----- Exercise materials -----

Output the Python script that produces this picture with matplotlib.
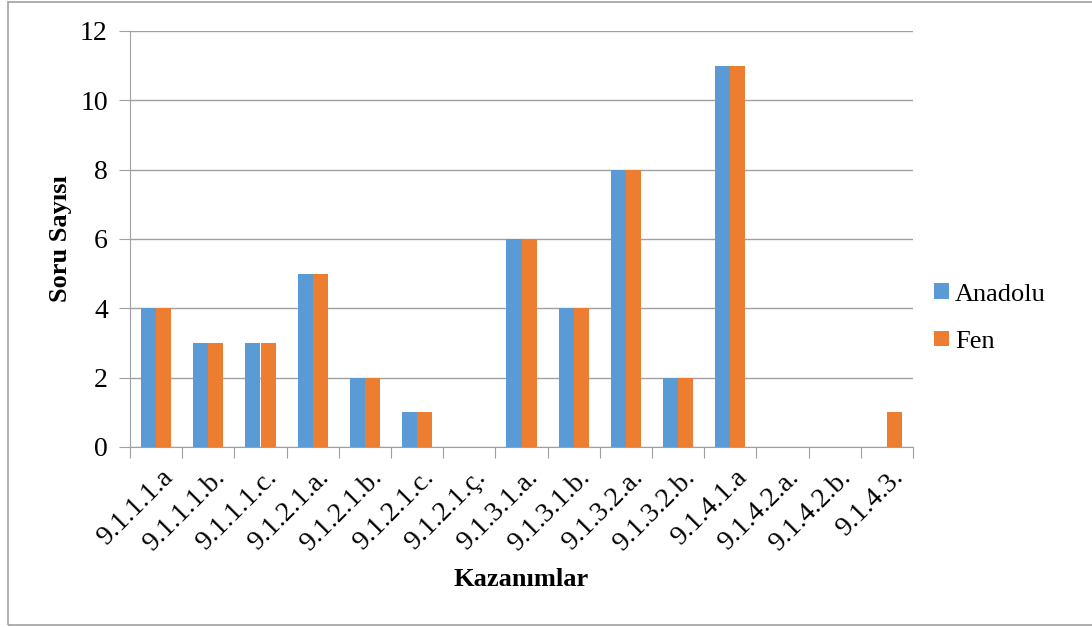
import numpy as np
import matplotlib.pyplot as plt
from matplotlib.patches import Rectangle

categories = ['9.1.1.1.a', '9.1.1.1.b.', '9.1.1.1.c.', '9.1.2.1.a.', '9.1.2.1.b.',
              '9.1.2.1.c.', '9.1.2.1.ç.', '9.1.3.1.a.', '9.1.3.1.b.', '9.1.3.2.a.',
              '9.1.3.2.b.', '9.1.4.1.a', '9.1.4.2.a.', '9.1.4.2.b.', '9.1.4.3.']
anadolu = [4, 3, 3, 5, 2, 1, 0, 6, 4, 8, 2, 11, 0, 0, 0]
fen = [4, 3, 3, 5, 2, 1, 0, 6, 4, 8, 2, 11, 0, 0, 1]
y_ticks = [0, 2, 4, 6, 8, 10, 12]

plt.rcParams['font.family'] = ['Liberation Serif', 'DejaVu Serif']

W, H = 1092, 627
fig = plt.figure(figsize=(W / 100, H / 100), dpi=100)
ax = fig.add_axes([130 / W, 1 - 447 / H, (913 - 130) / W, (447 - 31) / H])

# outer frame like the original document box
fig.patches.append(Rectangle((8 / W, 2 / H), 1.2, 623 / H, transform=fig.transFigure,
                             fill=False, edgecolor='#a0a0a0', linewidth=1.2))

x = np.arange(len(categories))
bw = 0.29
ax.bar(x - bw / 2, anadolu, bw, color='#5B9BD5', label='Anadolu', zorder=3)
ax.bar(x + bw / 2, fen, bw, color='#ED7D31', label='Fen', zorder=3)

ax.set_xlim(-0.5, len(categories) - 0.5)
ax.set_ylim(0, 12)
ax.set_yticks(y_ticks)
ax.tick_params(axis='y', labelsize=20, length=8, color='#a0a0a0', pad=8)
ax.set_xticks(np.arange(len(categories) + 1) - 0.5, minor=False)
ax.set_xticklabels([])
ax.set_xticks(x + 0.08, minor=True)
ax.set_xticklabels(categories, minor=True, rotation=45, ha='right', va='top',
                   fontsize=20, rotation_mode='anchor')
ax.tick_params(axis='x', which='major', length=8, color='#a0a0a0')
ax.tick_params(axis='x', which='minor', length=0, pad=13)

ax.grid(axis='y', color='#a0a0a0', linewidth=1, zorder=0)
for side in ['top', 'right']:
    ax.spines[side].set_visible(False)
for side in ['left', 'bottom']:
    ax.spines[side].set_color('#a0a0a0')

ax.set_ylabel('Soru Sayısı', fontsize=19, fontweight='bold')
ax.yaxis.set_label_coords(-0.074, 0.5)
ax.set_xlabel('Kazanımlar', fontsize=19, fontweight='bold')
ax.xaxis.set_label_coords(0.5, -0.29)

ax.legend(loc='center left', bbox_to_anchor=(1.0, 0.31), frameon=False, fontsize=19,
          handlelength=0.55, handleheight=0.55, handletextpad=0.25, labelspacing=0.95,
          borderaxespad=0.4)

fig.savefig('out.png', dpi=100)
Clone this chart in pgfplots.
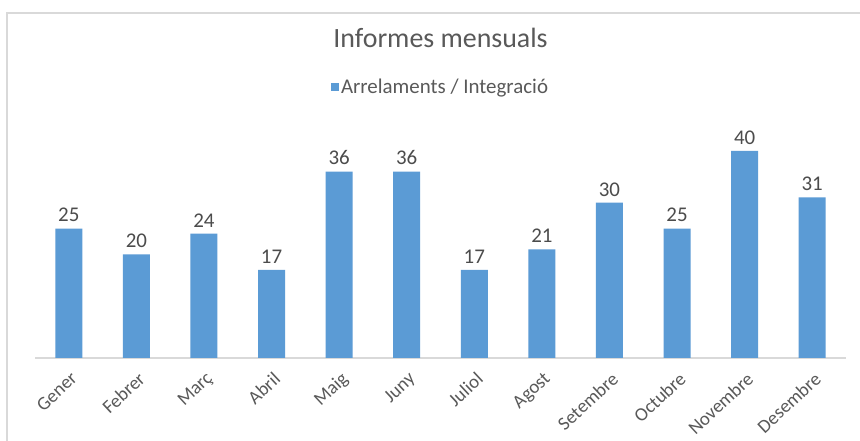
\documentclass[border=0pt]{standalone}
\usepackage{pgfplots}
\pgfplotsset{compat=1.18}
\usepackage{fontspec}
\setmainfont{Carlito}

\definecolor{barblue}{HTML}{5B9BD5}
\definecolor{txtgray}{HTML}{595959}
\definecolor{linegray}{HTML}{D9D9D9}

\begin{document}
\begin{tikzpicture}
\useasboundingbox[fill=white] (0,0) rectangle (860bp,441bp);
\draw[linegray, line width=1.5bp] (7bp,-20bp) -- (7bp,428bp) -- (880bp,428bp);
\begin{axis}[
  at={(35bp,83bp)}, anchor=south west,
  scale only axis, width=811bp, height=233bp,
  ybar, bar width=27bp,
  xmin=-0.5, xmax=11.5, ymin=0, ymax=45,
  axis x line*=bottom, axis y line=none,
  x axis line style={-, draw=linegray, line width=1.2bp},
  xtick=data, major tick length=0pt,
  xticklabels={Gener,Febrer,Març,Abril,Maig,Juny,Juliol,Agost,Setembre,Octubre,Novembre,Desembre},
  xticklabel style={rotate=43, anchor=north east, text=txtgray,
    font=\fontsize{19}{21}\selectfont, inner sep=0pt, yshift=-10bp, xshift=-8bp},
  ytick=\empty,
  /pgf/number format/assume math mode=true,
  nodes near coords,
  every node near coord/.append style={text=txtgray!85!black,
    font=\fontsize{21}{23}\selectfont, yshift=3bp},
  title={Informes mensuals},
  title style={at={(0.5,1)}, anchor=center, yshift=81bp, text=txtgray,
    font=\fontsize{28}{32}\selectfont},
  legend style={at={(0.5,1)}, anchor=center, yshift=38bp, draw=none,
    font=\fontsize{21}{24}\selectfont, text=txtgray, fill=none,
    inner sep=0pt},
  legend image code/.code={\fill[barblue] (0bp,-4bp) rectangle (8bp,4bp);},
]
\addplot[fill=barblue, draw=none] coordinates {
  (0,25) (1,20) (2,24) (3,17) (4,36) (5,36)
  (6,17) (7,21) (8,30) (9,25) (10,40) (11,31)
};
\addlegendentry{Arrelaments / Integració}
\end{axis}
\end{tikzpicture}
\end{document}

-----

▶ Task to complete: Copy nothing past the line containing "fig.savefig('out.png', dpi=100)": reproduce every line from the start of the records up to it, skipping pictures.

▶ Answer for the task:
Output the Python script that produces this picture with matplotlib.
import numpy as np
import matplotlib.pyplot as plt
from matplotlib.patches import Rectangle

categories = ['9.1.1.1.a', '9.1.1.1.b.', '9.1.1.1.c.', '9.1.2.1.a.', '9.1.2.1.b.',
              '9.1.2.1.c.', '9.1.2.1.ç.', '9.1.3.1.a.', '9.1.3.1.b.', '9.1.3.2.a.',
              '9.1.3.2.b.', '9.1.4.1.a', '9.1.4.2.a.', '9.1.4.2.b.', '9.1.4.3.']
anadolu = [4, 3, 3, 5, 2, 1, 0, 6, 4, 8, 2, 11, 0, 0, 0]
fen = [4, 3, 3, 5, 2, 1, 0, 6, 4, 8, 2, 11, 0, 0, 1]
y_ticks = [0, 2, 4, 6, 8, 10, 12]

plt.rcParams['font.family'] = ['Liberation Serif', 'DejaVu Serif']

W, H = 1092, 627
fig = plt.figure(figsize=(W / 100, H / 100), dpi=100)
ax = fig.add_axes([130 / W, 1 - 447 / H, (913 - 130) / W, (447 - 31) / H])

# outer frame like the original document box
fig.patches.append(Rectangle((8 / W, 2 / H), 1.2, 623 / H, transform=fig.transFigure,
                             fill=False, edgecolor='#a0a0a0', linewidth=1.2))

x = np.arange(len(categories))
bw = 0.29
ax.bar(x - bw / 2, anadolu, bw, color='#5B9BD5', label='Anadolu', zorder=3)
ax.bar(x + bw / 2, fen, bw, color='#ED7D31', label='Fen', zorder=3)

ax.set_xlim(-0.5, len(categories) - 0.5)
ax.set_ylim(0, 12)
ax.set_yticks(y_ticks)
ax.tick_params(axis='y', labelsize=20, length=8, color='#a0a0a0', pad=8)
ax.set_xticks(np.arange(len(categories) + 1) - 0.5, minor=False)
ax.set_xticklabels([])
ax.set_xticks(x + 0.08, minor=True)
ax.set_xticklabels(categories, minor=True, rotation=45, ha='right', va='top',
                   fontsize=20, rotation_mode='anchor')
ax.tick_params(axis='x', which='major', length=8, color='#a0a0a0')
ax.tick_params(axis='x', which='minor', length=0, pad=13)

ax.grid(axis='y', color='#a0a0a0', linewidth=1, zorder=0)
for side in ['top', 'right']:
    ax.spines[side].set_visible(False)
for side in ['left', 'bottom']:
    ax.spines[side].set_color('#a0a0a0')

ax.set_ylabel('Soru Sayısı', fontsize=19, fontweight='bold')
ax.yaxis.set_label_coords(-0.074, 0.5)
ax.set_xlabel('Kazanımlar', fontsize=19, fontweight='bold')
ax.xaxis.set_label_coords(0.5, -0.29)

ax.legend(loc='center left', bbox_to_anchor=(1.0, 0.31), frameon=False, fontsize=19,
          handlelength=0.55, handleheight=0.55, handletextpad=0.25, labelspacing=0.95,
          borderaxespad=0.4)

fig.savefig('out.png', dpi=100)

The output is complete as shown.